Mary Willcocks, aka Princess Caraboo (1791–1864)
Mary Willcocks was a Victorian journalist’s dream. She sold newspapers as a mysterious ‘oriental’ princess and made even more headlines as the trickster who successfully hoodwinked the gullible upper classes.
The Victorians were fascinated by the ‘Orient’ and loved curling up to an exotic story of the lesser people who lived in a land far, far away. These idealised, inventive ideas were manna to Mary Willcocks when she burst into their lives one day as Princess Caraboo.

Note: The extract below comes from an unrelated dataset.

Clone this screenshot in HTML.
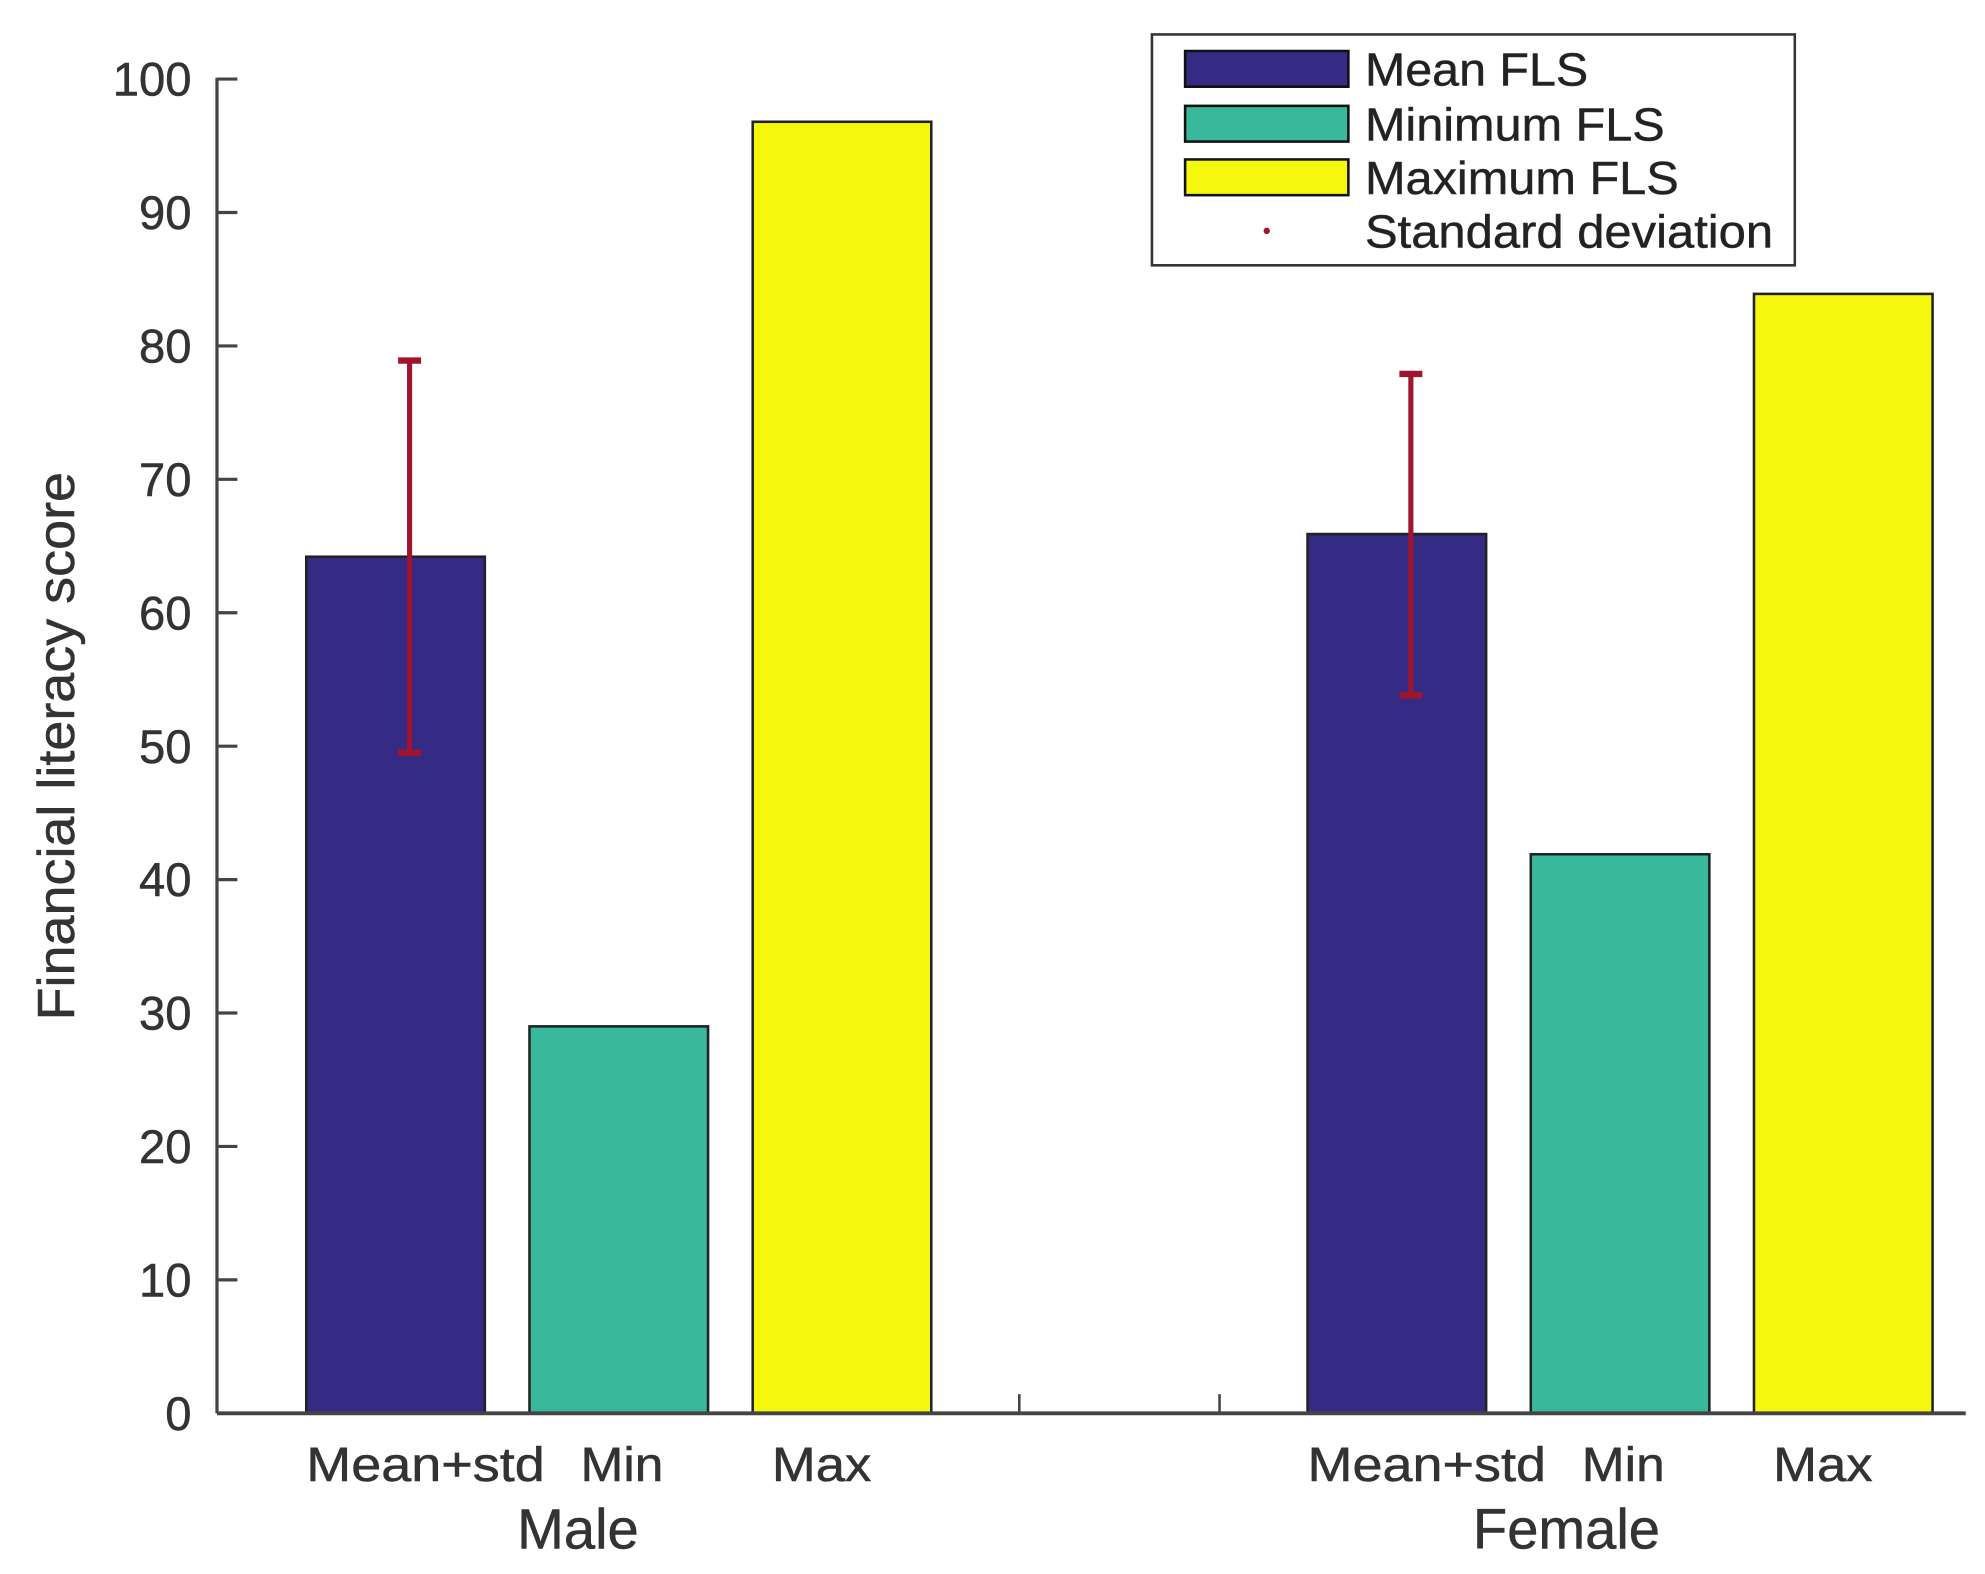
<!DOCTYPE html>
<html><head><meta charset="utf-8"><style>
html,body{margin:0;padding:0;background:#fff;}
svg{display:block;font-family:"Liberation Sans",Arial,sans-serif;}
text{stroke:#333;stroke-width:0.4;}
</style></head><body>
<svg id="chart" width="1985" height="1574" viewBox="0 0 1556 1234" xmlns="http://www.w3.org/2000/svg">
<g id="bars"></g>
<g id="errs"></g>
<g id="axis"></g>
<g id="xlabels"></g>
<text transform="translate(58,585) rotate(-90)" text-anchor="middle" font-size="41" fill="#333" textLength="430" lengthAdjust="spacingAndGlyphs">Financial literacy score</text>
<g>
<rect x="903" y="27" width="504" height="181" fill="#fff" stroke="#333" stroke-width="2"/>
<rect x="929" y="40" width="128" height="28" fill="#352a84" stroke="#111" stroke-width="2"/>
<text x="1070" y="67" font-size="36" fill="#222" textLength="175" lengthAdjust="spacingAndGlyphs">Mean FLS</text>
<rect x="929" y="83" width="128" height="28" fill="#38b99c" stroke="#111" stroke-width="2"/>
<text x="1070" y="110" font-size="36" fill="#222" textLength="235" lengthAdjust="spacingAndGlyphs">Minimum FLS</text>
<rect x="929" y="125" width="128" height="28" fill="#f5f70c" stroke="#111" stroke-width="2"/>
<text x="1070" y="152" font-size="36" fill="#222" textLength="246" lengthAdjust="spacingAndGlyphs">Maximum FLS</text>
<circle cx="993" cy="181" r="2.5" fill="#a0152e"/>
<text x="1070" y="194" font-size="36" fill="#222" textLength="320" lengthAdjust="spacingAndGlyphs">Standard deviation</text>
</g>
</svg>
<script>
const groups = ["Male", "Female"];
const categories = ["Mean+std", "Min", "Max"];
const maleValues = [64.2, 29, 96.8];
const femaleValues = [65.9, 41.9, 83.9];
const stdLow = [49.5, 53.8];
const stdHigh = [78.9, 77.9];
const yTicks = [0, 10, 20, 30, 40, 50, 60, 70, 80, 90, 100];
const colors = ["#352a84", "#38b99c", "#f5f70c"];

const NS = "http://www.w3.org/2000/svg";
const y0 = 1108, pxPerUnit = 10.46;
function yScale(v){ return y0 - v * pxPerUnit; }
const groupStart = [240, 1025], barStep = 175, barW = 140;
function xScale(g, c){ return groupStart[g] + c * barStep; }
function mk(tag, attrs, parent){ const e=document.createElementNS(NS,tag); for(const k in attrs) e.setAttribute(k,attrs[k]); parent.appendChild(e); return e; }

const barsG = document.getElementById('bars');
const errG = document.getElementById('errs');
const axisG = document.getElementById('axis');
const xl = document.getElementById('xlabels');
const series = [maleValues, femaleValues];
const labelOffsets = [0, 40, 15];
const labelWidths = [187, 65, 78];

series.forEach((vals, g) => {
  vals.forEach((v, c) => {
    const r = mk('rect', {x: xScale(g,c), y: yScale(v), width: barW, height: y0 - yScale(v), fill: colors[c], stroke: '#222', 'stroke-width': 2}, barsG);
    
    
    const t = mk('text', {x: xScale(g,c) + labelOffsets[c], y: 1161, 'font-size': 38, fill: '#333', textLength: labelWidths[c], lengthAdjust: 'spacingAndGlyphs'}, xl);
    t.textContent = categories[c];
    
    
  });
  const gl = mk('text', {x: (g===0 ? 453 : 1228), y: 1214, 'font-size': 44, 'text-anchor': 'middle', fill: '#333'}, xl);
  gl.textContent = groups[g];
  
  
  const cx = xScale(g,0) + 81;
  const eg = mk('g', {stroke: '#a0152e', 'stroke-width': 4}, errG);
  
  
  mk('line', {x1: cx, x2: cx, y1: yScale(stdHigh[g]), y2: yScale(stdLow[g])}, eg);
  mk('line', {x1: cx-9, x2: cx+9, y1: yScale(stdHigh[g]), y2: yScale(stdHigh[g]), 'stroke-width': 5}, eg);
  mk('line', {x1: cx-9, x2: cx+9, y1: yScale(stdLow[g]), y2: yScale(stdLow[g]), 'stroke-width': 5}, eg);
});

mk('line', {x1: 170, x2: 170, y1: yScale(100) - 1, y2: y0, stroke: '#444', 'stroke-width': 2.5}, axisG);
const xa = mk('line', {x1: 170, x2: 1541, y1: y0, y2: y0, stroke: '#444', 'stroke-width': 3}, axisG);


[799, 956].forEach(x => mk('line', {x1: x, x2: x, y1: y0, y2: y0 - 15, stroke: '#444', 'stroke-width': 2}, axisG));
yTicks.forEach(v => {
  mk('line', {x1: 170, x2: 186, y1: yScale(v), y2: yScale(v), stroke: '#444', 'stroke-width': 2.5}, axisG);
  const t = mk('text', {x: 150, y: yScale(v) + 13, 'font-size': 37, 'text-anchor': 'end', fill: '#333'}, axisG);
  t.textContent = v;
  
  
});
</script>
</body></html>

She was found wandering destitute in a small town near Bristol. Petite, pretty and wearing a black scarf, turban-style, on her head, she spoke in a strange language and was taken to the county’s magistrate Samuel Worral at his home in the awe-inspiring Knole Park. The benevolent Mrs Elizabeth Worral took her to a nearby inn but the next day the owner reported strange behaviour. She wouldn’t sleep on the floor and performed some bizarre rituals. It was quite the mystery and captivated Elizabeth Knowles, who brought her home.
News of this exotic creature spread and many gentlemen and ‘experts’ came to investigate. She delighted them with strange practices: fasting on a Tuesday; only eating certain food; praying over cups of tea (no matter how deeply an English person may involve themselves in a fraud, they will never pass up a cup of tea); and, their favourite, swimming naked.